No Afeganistão triunfou o retrógrado Talibã, no Iraque impera uma administração teocrática repressiva, na Líbia prevalece a distribuição do saque e na Síria a esperança democrática foi esmagada. Em todos esses casos, os desejos anti-imperialistas foram desviados para confrontos inter-religiosos e o projeto pan-árabe progressista foi substituído pelo sonho fundamentalista do Califado.

O anti-imperialismo é uma bússola importante para a esquerda, nos polêmicos conflitos do Oriente Médio. Este critério sublinha a gravitação da liderança popular nos confrontos contra o principal inimigo. Com essa indicação, diverge do mero alinhamento com os diferentes blocos geopolíticos que lutam na arena internacional. Ele também discorda das visões neutralistas, que evitam posições diante desses embates. Esta última posição ignora a incidência de tensões globais nas lutas nacionais de diferentes povos. Com essa visão e essas diretrizes, o livro avalia o que aconteceu na Síria e na Líbia.

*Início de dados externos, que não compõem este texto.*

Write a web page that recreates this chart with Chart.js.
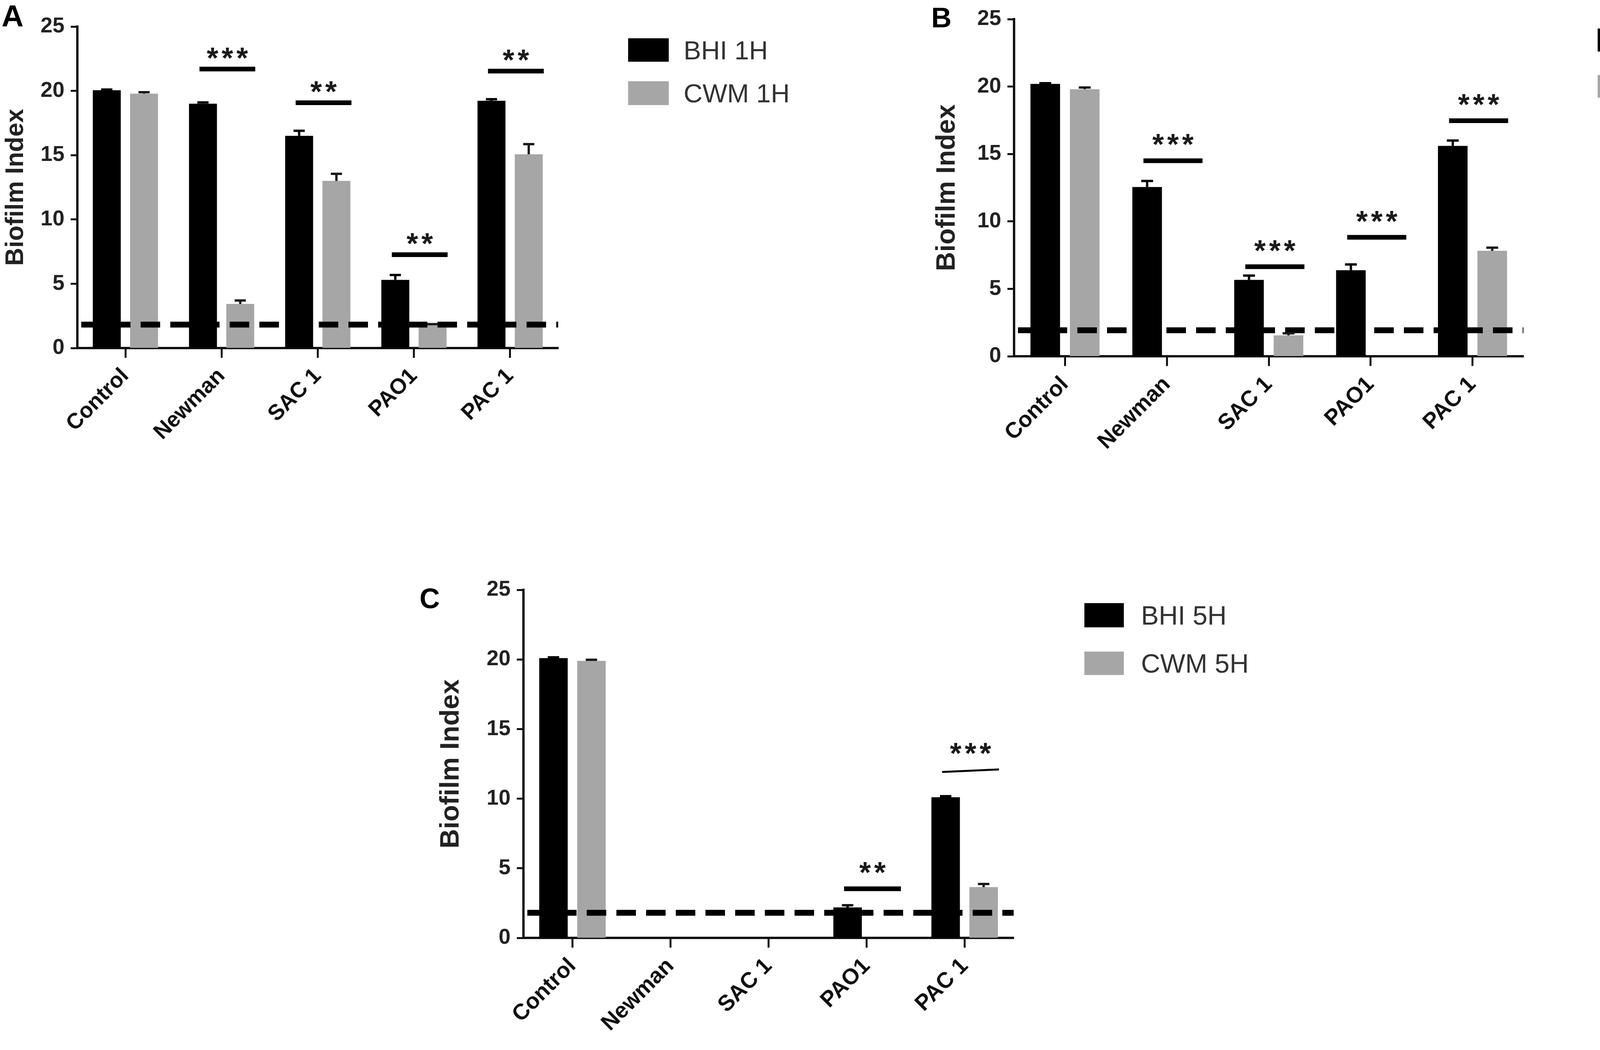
<!DOCTYPE html>
<html><head><meta charset="utf-8">
<script src="https://cdn.jsdelivr.net/npm/chart.js@4.4.1/dist/chart.umd.min.js"></script>
<style>
html,body{margin:0;padding:0;background:#fff;width:4550px;height:2688px;overflow:hidden;position:relative;font-family:'Liberation Sans',Arial,sans-serif}
canvas{position:absolute}
.plabel{position:absolute;font-weight:bold;line-height:1;color:#000}
.legrow{position:absolute;display:flex;align-items:center}
.legtxt{color:#333;line-height:1;white-space:nowrap}
</style></head>
<body>
<div class="plabel" style="left:4px;top:2px;font-size:78px">A</div>
<div class="plabel" style="left:2384px;top:9px;font-size:72px">B</div>
<div class="plabel" style="left:1074px;top:1496px;font-size:72px">C</div>

<div class="legrow" style="left:1608px;top:98px;height:60px"><div style="width:104px;height:60px;background:#000;margin-right:38px"></div><div class="legtxt" style="font-size:67px">BHI 1H</div></div>
<div class="legrow" style="left:1608px;top:208px;height:61px"><div style="width:104px;height:61px;background:#a6a6a6;margin-right:38px"></div><div class="legtxt" style="font-size:67px">CWM 1H</div></div>
<div class="legrow" style="left:4090px;top:73px;height:59px"><div style="width:108px;height:59px;background:#000;margin-right:43px"></div><div class="legtxt" style="font-size:70px">BHI 3H</div></div>
<div class="legrow" style="left:4090px;top:192px;height:58px"><div style="width:108px;height:58px;background:#a6a6a6;margin-right:43px"></div><div class="legtxt" style="font-size:70px">CWM 3H</div></div>
<div class="legrow" style="left:2776px;top:1544px;height:62px"><div style="width:101px;height:62px;background:#000;margin-right:44px"></div><div class="legtxt" style="font-size:68px">BHI 5H</div></div>
<div class="legrow" style="left:2776px;top:1668px;height:60px"><div style="width:101px;height:60px;background:#a6a6a6;margin-right:44px"></div><div class="legtxt" style="font-size:68px">CWM 5H</div></div>

<canvas id="cA" width="1468" height="1181" style="left:1px;top:0px"></canvas>
<canvas id="cB" width="1564" height="1202" style="left:2376px;top:0px"></canvas>
<canvas id="cC" width="1527" height="1241" style="left:1108px;top:1450px"></canvas>

<script>
// ---------- data ----------
const categories = ['Control', 'Newman', 'SAC 1', 'PAO1', 'PAC 1'];
const yTickValues = [0, 5, 10, 15, 20, 25];

// Panel A (1 h)
const bhi1h    = [20.05, 19.0, 16.5, 5.3, 19.23];
const bhi1hErr = [0.05, 0.1, 0.4, 0.38, 0.12];
const cwm1h    = [19.78, 3.43, 13.0, 1.82, 15.07];
const cwm1hErr = [0.12, 0.27, 0.55, 0.04, 0.79];
const cutoff1h = 1.82;
const sig1h = [[1, 21.7, 21.7, '***'], [2, 19.08, 19.08, '**'], [3, 7.26, 7.26, '**'], [4, 21.54, 21.54, '**']];

// Panel B (3 h)
const bhi3h    = [20.2, 12.55, 5.66, 6.38, 15.6];
const bhi3hErr = [0.05, 0.45, 0.32, 0.43, 0.4];
const cwm3h    = [19.8, 0, 1.55, 0, 7.82];
const cwm3hErr = [0.13, 0, 0.15, 0, 0.23];
const cutoff3h = 1.93;
const sig3h = [[1, 14.5, 14.5, '***'], [2, 6.64, 6.64, '***'], [3, 8.82, 8.82, '***'], [4, 17.47, 17.47, '***']];

// Panel C (5 h)
const bhi5h    = [20.1, 0, 0, 2.19, 10.1];
const bhi5hErr = [0.05, 0, 0, 0.15, 0.08];
const cwm5h    = [19.9, 0, 0, 0, 3.65];
const cwm5hErr = [0.08, 0, 0, 0, 0.22];
const cutoff5h = 1.8;
const sig5h = [[3, 3.53, 3.53, '**'], [4, 11.92, 12.1, '***']];

// ---------- plugins ----------
const FONT = "'Liberation Sans', Arial, sans-serif";

const cutoffPlugin = {
  id: 'cutoff',
  afterDatasetsDraw(chart, args, opts) {
    const {ctx, chartArea, scales: {y}} = chart;
    const py = y.getPixelForValue(opts.value);
    ctx.save();
    ctx.strokeStyle = '#000';
    ctx.lineWidth = 15;
    ctx.setLineDash([50, 26]);
    ctx.beginPath();
    ctx.moveTo(chartArea.left + 10, py);
    ctx.lineTo(chartArea.right, py);
    ctx.stroke();
    ctx.restore();
  }
};

const errPlugin = {
  id: 'errbars',
  afterDatasetsDraw(chart) {
    const {ctx, scales: {y}} = chart;
    chart.data.datasets.forEach((ds, di) => {
      const meta = chart.getDatasetMeta(di);
      meta.data.forEach((el, i) => {
        const v = ds.data[i];
        const e = ds.err[i];
        if (!v || !e) return;
        const top = y.getPixelForValue(v + e);
        const half = el.width * 0.2;
        ctx.save();
        ctx.strokeStyle = ds.errColor;
        ctx.lineWidth = 6;
        ctx.beginPath();
        ctx.moveTo(el.x, el.y);
        ctx.lineTo(el.x, top);
        ctx.moveTo(el.x - half, top);
        ctx.lineTo(el.x + half, top);
        ctx.stroke();
        ctx.restore();
      });
    });
  }
};

const sigPlugin = {
  id: 'sig',
  afterDatasetsDraw(chart, args, opts) {
    const {ctx, scales: {x, y}} = chart;
    const cw = x.getPixelForValue(1) - x.getPixelForValue(0);
    opts.items.forEach((it, k) => {
      const [idx, v1, v2, label] = it;
      const cx = x.getPixelForValue(idx);
      const x1 = cx + opts.from * cw, x2 = cx + opts.to * cw;
      const y1 = y.getPixelForValue(v1), y2 = y.getPixelForValue(v2);
      ctx.save();
      ctx.strokeStyle = '#000';
      ctx.lineWidth = (opts.widths && opts.widths[k]) || 12;
      ctx.beginPath();
      ctx.moveTo(x1, y1);
      ctx.lineTo(x2, y2);
      ctx.stroke();
      ctx.fillStyle = opts.starColor;
      ctx.font = 'bold 76px ' + FONT;
      ctx.textAlign = 'center';
      ctx.textBaseline = 'alphabetic';
      const mid = (x1 + x2) / 2;
      const n = label.length;
      const step = 38;
      const base = Math.min(y1, y2) - opts.gap;
      for (let c = 0; c < n; c++) {
        ctx.fillText(label[c], mid + (c - (n - 1) / 2) * step, base);
      }
      ctx.restore();
    });
  }
};

function makeChart(id, bhi, bhiErr, cwm, cwmErr, cutoff, sig, opt) {
  return new Chart(document.getElementById(id), {
    type: 'bar',
    data: {
      labels: categories,
      datasets: [
        {label: 'BHI', data: bhi, err: bhiErr, errColor: '#000', backgroundColor: '#000',
         categoryPercentage: 0.775, barPercentage: 0.75},
        {label: 'CWM', data: cwm, err: cwmErr, errColor: '#1a1a1a', backgroundColor: '#a6a6a6',
         categoryPercentage: 0.775, barPercentage: 0.75}
      ]
    },
    options: {
      responsive: false,
      animation: false,
      devicePixelRatio: 1,
      layout: {padding: {left: 0, right: 40, top: opt.padTop, bottom: 0}},
      plugins: {
        legend: {display: false},
        tooltip: {enabled: false},
        cutoff: {value: cutoff},
        sig: {items: sig, from: -0.23, to: 0.35, gap: opt.starGap, starColor: '#1a1a1a', widths: opt.sigWidths}
      },
      scales: {
        x: {
          type: 'category',
          offset: true,
          grid: {display: true, drawOnChartArea: false, offset: false, drawTicks: true,
                 tickLength: 25, tickWidth: 5, tickColor: '#111'},
          border: {display: true, color: '#111', width: 6},
          ticks: {minRotation: 45, maxRotation: 45, autoSkip: false, padding: 14, color: '#111',
                  font: {family: FONT, size: opt.catSize, weight: 'bold'}},
          afterFit(s) { s.height = 290; }
        },
        y: {
          min: 0, max: 25,
          afterBuildTicks(s) { s.ticks = yTickValues.map(v => ({value: v})); },
          grid: {display: true, drawOnChartArea: false, drawTicks: true, tickLength: 17, tickWidth: 5, tickColor: '#111'},
          border: {display: true, color: '#111', width: 6},
          ticks: {padding: 16, color: '#222', font: {family: FONT, size: 55, weight: 'bold'}},
          title: {display: true, text: 'Biofilm Index', color: '#222',
                  font: {family: FONT, size: opt.titleSize, weight: 'bold'}, padding: {top: opt.titlePad, bottom: 0}},
          afterFit(s) { s.width = opt.yWidth; }
        }
      }
    },
    plugins: [cutoffPlugin, errPlugin, sigPlugin]
  });
}

makeChart('cA', bhi1h, bhi1hErr, cwm1h, cwm1hErr, cutoff1h, sig1h,
  {padTop: 68, yWidth: 197, titleSize: 64, titlePad: 2, catSize: 56, starGap: 3});
makeChart('cB', bhi3h, bhi3hErr, cwm3h, cwm3hErr, cutoff3h, sig3h,
  {padTop: 42, yWidth: 220, titleSize: 68, titlePad: 8, catSize: 57, starGap: 16});
makeChart('cC', bhi5h, bhi5hErr, cwm5h, cwm5hErr, cutoff5h, sig5h,
  {padTop: 60, yWidth: 232, titleSize: 69, titlePad: 6, catSize: 57, starGap: 16, sigWidths: [12, 5]});
</script>
</body></html>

As páginas seguintes investigam o que aconteceu na Ucrânia, destacando a responsabilidade primária dos Estados Unidos naquele conflito por sua recusa em negociar a contenção da OTAN e a neutralidade de Kiev. Washington encorajou o assédio de Moscou para subordinar a Europa e bloquear o intercâmbio econômico do Velho Continente com a Rússia. Também incentivou o nacionalismo reacionário que desencadeou o confronto e facilitou a destruição da convivência pacífica entre as duas regiões do país.

Mas a invasão russa não se limitou a proteger os colonos do Oriente. Ele quebrou as negociações de paz e introduziu uma resposta desproporcional e injustificada. Essa ação desconsiderou a opinião do povo ucraniano e contribuiu para revigorar os mitos do liberalismo ocidental. Os Estados Unidos se aproveitaram desse absurdo para manipular a soberania da Ucrânia, ocultando que o direito à autodeterminação nacional é inseparável, neste caso, da desmilitarização e do alcance de um status de equidistância internacional para o país.

Com essa perspectiva, o livro sustenta os apelos ao reinício das negociações para deter a tragédia humanitária que a guerra desencadeou. Essa saída oferece o curso mais progressivo no cenário atual. Contrasta com as posições brandas em relação à OTAN (e os apelos ao fornecimento de armas à Ucrânia), promovidas por algumas correntes de esquerda. Com a mesma ênfase, rejeita-se a invasão russa, salientando-se as consequências negativas dessa incursão.

O capítulo final complementa essas duas avaliações do Oriente Médio e da Ucrânia com uma resposta aos críticos de nossa tese, que levantaram suas objeções aos artigos preparatórios deste livro. Este debate esclarece por que a renovada competição econômica não recria as guerras entre as principais potências capitalistas. A polémica também contribui para compreender o papel da Rússia e da China devido à sua exclusão do quadro dominante e corrobora que o quadro atual não é compreensível com a velha oposição entre imperialismos e semicolónias. A discussão é particularmente útil para registrar como a repetição de fórmulas dogmáticas obstrui a ação da esquerda.

O livro exclui referências à América Latina, já que esse tema já foi tratado em outro texto a ser publicado ( Las encrucijadas de América Latina. Derecha, progressivismo y izquierda en el siglo XXI , Batalha de Ideas, 2023).

Todos os capítulos deste volume reúnem artigos publicados nas datas especificadas de cada texto. Muitas questões sobre o imperialismo atual permanecem pendentes, o que leva a novas elaborações e debates promissores. A caracterização do sistema imperial é essencial para entender e transformar a realidade contemporânea.